The Court also addressed the argument based on the Privy Council's interpretation in Sat Narain v. Behari Lal, asserting that the absence of a direct counterpart to Section 52 of the Presidency Towns Insolvency Act in the Provincial Insolvency Act does not negate the Receiver's authority. The Court held that the provisions within the Provincial Insolvency Act, particularly Section 28, sufficiently vest the Receiver with the necessary powers.
Impact
This judgment has significant implications for insolvency law, particularly concerning the handling of joint family property under Hindu law:
- Clarification of Receiver's Authority: It delineates the scope of the Official Receiver's powers, affirming the ability to sell joint family property without transferring undivided shares to the Receiver.
- Overruling Conflicting Decisions: By overruling Kuppuswami Goundan v. Marimuthu Goundan, the judgment aligns Indian insolvency law with the Privy Council's interpretations, promoting uniformity.
- Legal Precedent: This case serves as a binding precedent for future cases involving the insolvency of a head of a joint Hindu family, guiding courts in similar disputes.
Complex Concepts Simplified
Official Receiver
An Official Receiver is a government official appointed to manage the estate of an insolvent individual, ensuring debts are paid from the available assets.
Joint Family Property
Under Hindu Law, joint family property is owned by all male members of the family as undivided heirs, meaning each member has an equal share.
Undivided Share
This refers to the portion of property that each member of a joint Hindu family is entitled to, which they own collectively without any physical division.
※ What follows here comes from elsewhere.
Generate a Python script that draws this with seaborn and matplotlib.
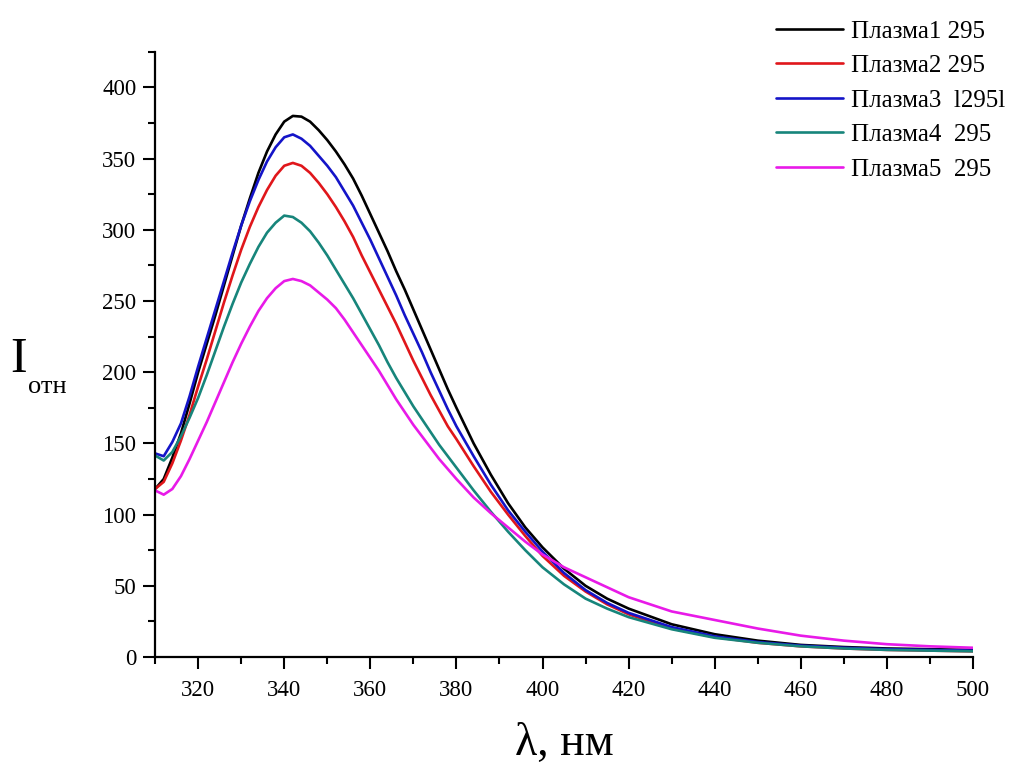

Provincial Insolvency Act, 1920
A legal framework governing insolvency proceedings in provincial areas, outlining the powers and responsibilities of Official Receivers.
Conclusion
The Madras High Court's judgment in T.S Balavenkata Seetharama Chettiar And Another v. The Official Receiver establishes a clear legal principle: while the undivided shares of sons in joint Hindu family property do not transfer to the Official Receiver upon the father's insolvency, the Receiver retains the authority to sell the entire joint property to satisfy legitimate debts. This decision harmonizes Indian insolvency law with Supreme Court interpretations, ensuring that the Receiver can effectively manage and liquidate assets without infringing upon the property rights of the sons. The judgment not only overruled conflicting High Court decisions but also reinforced the Receiver's role in safeguarding creditors' interests, thereby shaping future insolvency proceedings involving joint family properties.